Our conversation felt much better than my usual way of dealing with my frustration that these old fools couldn’t seem to grasp a basic concept of spirituality and thus could never understand me or my path and responding with something like, “It’s amazing that you have thirty more years of life experience than me and have the spiritual development of a 2-year old.” Which reminds me of when in high school my English teacher Mr. Lange told me, “You have the maturity of a 3-year old chimpanzee.” Mr. Lange ended up getting in trouble for his comment when the Chimpanzee’s Are People Too (CAPT) organization filed a complaint that comparing chimpanzees to a moron like myself was insulting to chimpanzees. I didn’t pay their comment any heed, as I was too busy swinging around the room with a banana in my hand while throwing my feces at everyone in range.

REFLECTION:

What is “Your Truth”? Forget about what you think it “should” be according to your church or family or the latest New-Age book you espouse. Is there anything more important to you than living “Your Truth”? How does your work and/or other activities reflect “Your Truth”? Can you bring “Your Truth” into everything you do?

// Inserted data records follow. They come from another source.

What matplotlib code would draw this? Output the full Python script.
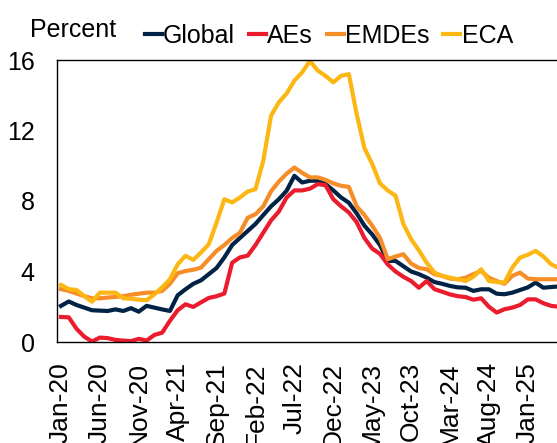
import numpy as np
import pandas as pd
import matplotlib
matplotlib.use('Agg')
import matplotlib.pyplot as plt

plt.rcParams['font.family'] = ['Liberation Sans', 'DejaVu Sans']

# monthly headline inflation, percent (Jan-20 .. May-25)
months = pd.date_range('2020-01-01', periods=65, freq='MS')
month_labels = [m.strftime('%b-%y') for m in months]

global_infl = [2.05, 2.3, 2.1, 1.95, 1.8, 1.78, 1.76, 1.85, 1.76, 1.92,
               1.72, 2.05, 1.95, 1.85, 1.76, 2.65, 2.99, 3.3, 3.5, 3.85,
               4.2, 4.8, 5.5, 5.9, 6.3, 6.7, 7.2, 7.7, 8.1, 8.58,
               9.43, 9.05, 9.15, 9.15, 8.96, 8.6, 8.2, 7.9, 7.3, 6.6,
               6.1, 5.5, 4.6, 4.6, 4.3, 4.0, 3.85, 3.65, 3.4, 3.3,
               3.18, 3.1, 3.08, 2.9, 2.99, 2.99, 2.74, 2.71, 2.8, 2.95,
               3.1, 3.37, 3.08, 3.12, 3.15]
aes_infl = [1.42, 1.4, 0.75, 0.3, 0.03, 0.25, 0.22, 0.12, 0.08, 0.05,
            0.18, 0.08, 0.4, 0.53, 1.2, 1.8, 2.14, 1.99, 2.25, 2.5,
            2.6, 2.75, 4.5, 4.8, 4.9, 5.5, 6.2, 6.9, 7.4, 8.2,
            8.6, 8.6, 8.7, 8.96, 8.9, 8.1, 7.7, 7.35, 6.8, 5.9,
            5.3, 5.0, 4.4, 4.0, 3.7, 3.46, 3.08, 3.46, 3.0, 2.85,
            2.7, 2.6, 2.55, 2.4, 2.48, 2.0, 1.67, 1.86, 1.95, 2.1,
            2.42, 2.42, 2.2, 2.05, 2.0]
emdes_infl = [3.0, 2.9, 2.75, 2.6, 2.48, 2.48, 2.52, 2.56, 2.6, 2.68,
              2.74, 2.8, 2.8, 2.9, 3.3, 3.9, 4.03, 4.1, 4.22, 4.7,
              5.17, 5.5, 5.9, 6.2, 7.05, 7.25, 7.7, 8.55, 9.1, 9.55,
              9.9, 9.6, 9.34, 9.34, 9.2, 9.0, 8.86, 8.8, 7.7, 7.2,
              6.6, 5.9, 4.7, 4.85, 4.98, 4.45, 4.2, 4.13, 3.85, 3.75,
              3.6, 3.56, 3.65, 3.85, 4.03, 3.65, 3.46, 3.3, 3.75, 3.94,
              3.6, 3.56, 3.56, 3.56, 3.56]
eca_infl = [3.24, 3.0, 2.95, 2.6, 2.29, 2.8, 2.8, 2.8, 2.48, 2.45,
            2.4, 2.37, 2.7, 3.1, 3.56, 4.41, 4.89, 4.66, 5.08, 5.55,
            6.78, 8.1, 7.92, 8.2, 8.54, 8.67, 10.28, 12.84, 13.6, 14.1,
            14.83, 15.3, 15.95, 15.4, 15.1, 14.73, 15.1, 15.2, 12.94, 11.0,
            10.1, 9.0, 8.6, 8.3, 6.7, 5.83, 5.2, 4.5, 3.94, 3.75,
            3.65, 3.56, 3.46, 3.7, 4.13, 3.46, 3.4, 3.37, 4.22, 4.79,
            4.95, 5.17, 4.85, 4.41, 4.2]

series = [('Global', global_infl, '#002345'),
          ('AEs', aes_infl, '#EB1C2D'),
          ('EMDEs', emdes_infl, '#F78D28'),
          ('ECA', eca_infl, '#FDB714')]

fig = plt.figure(figsize=(5.57, 4.43), dpi=100)
ax = fig.add_axes([57 / 557, 1 - 342 / 443, 500 / 557, 282 / 443])

x = np.arange(len(months))
for name, vals, col in series:
    ax.plot(x, vals, color=col, lw=3, label=name)

ax.set_xlim(-0.51, 63.75)
ax.set_ylim(0, 16)
ax.set_yticks([0, 4, 8, 12, 16])
ax.set_xticks(x[:61:5])
ax.set_xticklabels(month_labels[:61:5], rotation=90, fontsize=19)
ax.tick_params(axis='y', length=0, pad=16, labelsize=18)
ax.tick_params(axis='x', length=0, pad=14.4)

for s in ['left', 'top', 'bottom']:
    ax.spines[s].set_color('black')
    ax.spines[s].set_linewidth(1)
ax.spines['right'].set_visible(False)

fig.text(30 / 557, 1 - 37 / 443, 'Percent', fontsize=18, va='baseline')
fig.legend(loc='center left', bbox_to_anchor=(145 / 557, 1 - 36 / 443),
           ncol=4, frameon=False, fontsize=18, borderpad=0, borderaxespad=0,
           handlelength=0.68, handletextpad=0.05, columnspacing=0.55)

fig.savefig('out.png', dpi=100)
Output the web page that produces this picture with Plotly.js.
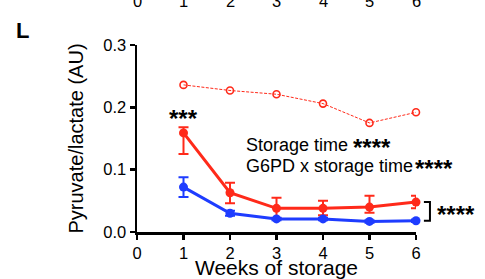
<!DOCTYPE html>
<html><head><meta charset="utf-8">
<script src="https://cdn.plot.ly/plotly-3.0.1.min.js"></script>
<style>html,body{margin:0;padding:0;background:#fff}#chart{width:485px;height:279px}</style>
</head><body><div id="chart"></div>
<script>
const weeks = [1, 2, 3, 4, 5, 6];
const xTicks = [0, 1, 2, 3, 4, 5, 6];
const yTicks = [0, 0.1, 0.2, 0.3];
const redMean = [0.159, 0.063, 0.038, 0.038, 0.040, 0.048];
const redErrUp = [0.009, 0.016, 0.017, 0.012, 0.018, 0.010];
const redErrDown = [0.034, 0.017, 0.016, 0.011, 0.009, 0.010];
const blueMean = [0.072, 0.030, 0.021, 0.021, 0.017, 0.018];
const blueErr = [0.016, 0.004, 0.002, 0.002, 0.002, 0.002];
const dashedRef = [0.236, 0.227, 0.221, 0.206, 0.175, 0.192];

const X_RANGE = [0, 6], Y_RANGE = [0, 0.3];
const RED = '#ff2a1a', BLUE = '#1e3cff';
const FONT = 'Liberation Sans, Arial, sans-serif';
const px = function (v) { return (v - X_RANGE[0]) / (X_RANGE[1] - X_RANGE[0]); };
const py = function (v) { return (v - Y_RANGE[0]) / (Y_RANGE[1] - Y_RANGE[0]); };

const traces = [
  {x: weeks, y: dashedRef, mode: 'lines+markers', cliponaxis: false,
   line: {color: RED, width: 1, dash: '3px,1.5px'},
   marker: {symbol: 'circle-open', size: 7, color: RED, line: {width: 1.6, color: RED}}},
  {x: weeks, y: redMean, mode: 'lines+markers', cliponaxis: false,
   line: {color: RED, width: 3},
   marker: {size: 9, color: RED},
   error_y: {type: 'data', symmetric: false, array: redErrUp, arrayminus: redErrDown, color: RED, thickness: 2, width: 5}},
  {x: weeks, y: blueMean, mode: 'lines+markers', cliponaxis: false,
   line: {color: BLUE, width: 3},
   marker: {size: 9, color: BLUE},
   error_y: {type: 'data', array: blueErr, color: BLUE, thickness: 2, width: 5}}
];

const annotations = [
  {text: '<b>L</b>', xref: 'paper', yref: 'paper', x: -0.41, y: 1.075, showarrow: false,
   xanchor: 'center', yanchor: 'middle', font: {family: FONT, size: 22, color: '#000'}},
  {text: '<b>***</b>', xref: 'x', yref: 'y', x: weeks[0], y: 0.182, showarrow: false,
   xanchor: 'center', yanchor: 'middle', font: {family: FONT, size: 24, color: '#000'}},
  {text: 'Storage time', xref: 'x', yref: 'y', x: 2.3, y: 0.140, showarrow: false,
   xanchor: 'left', yanchor: 'middle', font: {family: FONT, size: 18, color: '#000'}},
  {text: '<b>****</b>', xref: 'x', yref: 'y', x: 4.6, y: 0.136, showarrow: false,
   xanchor: 'left', yanchor: 'middle', font: {family: FONT, size: 24, color: '#000'}},
  {text: 'G6PD x storage time', xref: 'x', yref: 'y', x: 2.3, y: 0.106, showarrow: false,
   xanchor: 'left', yanchor: 'middle', font: {family: FONT, size: 18, color: '#000'}},
  {text: '<b>****</b>', xref: 'x', yref: 'y', x: 5.94, y: 0.102, showarrow: false,
   xanchor: 'left', yanchor: 'middle', font: {family: FONT, size: 24, color: '#000'}},
  {text: '<b>****</b>', xref: 'paper', yref: 'paper', x: px(6.4), y: py(0.028), showarrow: false,
   xanchor: 'left', yanchor: 'middle', font: {family: FONT, size: 24, color: '#000'}}
];
xTicks.forEach(function (t) {
  annotations.push({text: String(t), xref: 'x', yref: 'paper', x: t, y: 1.235, showarrow: false,
    xanchor: 'center', yanchor: 'middle', font: {family: FONT, size: 16.5, color: '#000'}});
});

const layout = {
  width: 485, height: 279,
  margin: {l: 137, r: 69, t: 45, b: 47},
  paper_bgcolor: '#fff', plot_bgcolor: '#fff',
  showlegend: false,
  font: {family: FONT, color: '#000'},
  xaxis: {range: X_RANGE, tickvals: xTicks, ticktext: xTicks.map(String),
    showgrid: false, zeroline: false, showline: true, linecolor: '#000', linewidth: 2.5,
    ticks: 'outside', ticklen: 5, tickwidth: 2.5, tickcolor: '#000',
    tickfont: {family: FONT, size: 16.5, color: '#000'},
    title: {text: 'Weeks of storage', font: {family: FONT, size: 21, color: '#000'}, standoff: 5}},
  yaxis: {range: Y_RANGE, tickvals: yTicks, tickformat: '.1f',
    showgrid: false, zeroline: false, showline: true, linecolor: '#000', linewidth: 2.5,
    ticks: 'outside', ticklen: 5, tickwidth: 2.5, tickcolor: '#000',
    tickfont: {family: FONT, size: 16.5, color: '#000'},
    title: {text: 'Pyruvate/lactate (AU)', font: {family: FONT, size: 20, color: '#000'}, standoff: 15}},
  shapes: [
    {type: 'path', xref: 'paper', yref: 'paper', layer: 'above',
     path: 'M ' + px(6.17) + ' ' + py(redMean[5]) + ' L ' + px(6.3) + ' ' + py(redMean[5]) +
           ' L ' + px(6.3) + ' ' + py(blueMean[5]) + ' L ' + px(6.17) + ' ' + py(blueMean[5]),
     line: {color: '#000', width: 2}}
  ],
  annotations: annotations
};

Plotly.newPlot('chart', traces, layout, {staticPlot: true, displayModeBar: false});
</script></body></html>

What would that be like?

MEDITATION:

Pick a phrase or a few words or an image or a feeling to represent “Your Truth.” Imagine yourself going through your day and regardless of what occurs—you miss the bus, you bump into a difficult person, you step in a puddle, you are complimented for a job well done—are you still living “Your Truth” during the rollercoaster called Life? Or did you stray from being in “Your Truth” because of a difficult person or difficult situation or did a huge compliment shift you to living in Ego over Truth? What would your life be like if you lived constantly in “Your Truth”? Can you think of something more important that that?